The Knights have been practicing, according to head coach Mike Mulqueen’s time-honored workouts.
"A lot of our workouts are designed to help simulate a 10K race," Walsh said. "For example, we have done 4-by-2000 meters at around 5-minute pace and then threw in a couple fast 400 meters for turn over."
In regular terms that means the team has been running four reps of one and a quarter miles. They have been doing this in around 5 minutes per mile. The 400 meters are run at a faster pace to increase leg turnover time.
“It’s just a matter of execution at this point," Walsh said.
Comito and Pschunder have tried to help the runners execute better through motivation.
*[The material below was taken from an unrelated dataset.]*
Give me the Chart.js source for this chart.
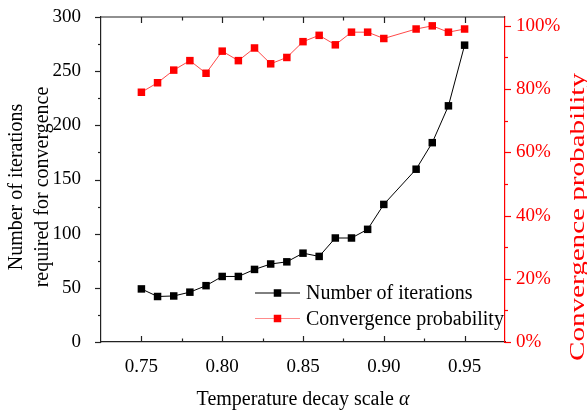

“Work ethic is contagious, when you go on social media and see guys like Andrew running 18 mile long runs at 6:15 pace, it makes you motivated to do more yourself," Pschunder said. "Also Cole … has been our top dog in the majority of races.”
Mulqueen wants to keep his runners focused throughout their workouts.
“(Mulqueen) keeps reminding us that we are in shape … It’s just about putting the pieces together and really working hard for each other,” Walsh said.
The championship season continues as Rutgers travels to Columbus, Ohio, for the Big Ten Championships on Sunday, Nov. 3. Before then, they will focus on their team split.
“Our split at Princeton was 2:30. This needs to be decreased to under 1:00 at least”, Walsh said. If all the scoring runners on the team finish within a minute of each other the team’s overall score will improve.
As Walsh gears up for his third championship season, improvement and teamwork remain his priorities.
“I love my team and I race for the man next to me," Walsh said. "It’s a privilege to represent the state of New Jersey and Rutgers."
“Work ethic is contagious, when you go on social media and see guys like Andrew running 18 mile long runs at 6:15 pace, it makes you motivated to do more yourself," Pschunder said.
"Also Cole … has been our top dog in the majority of races," Walsh said.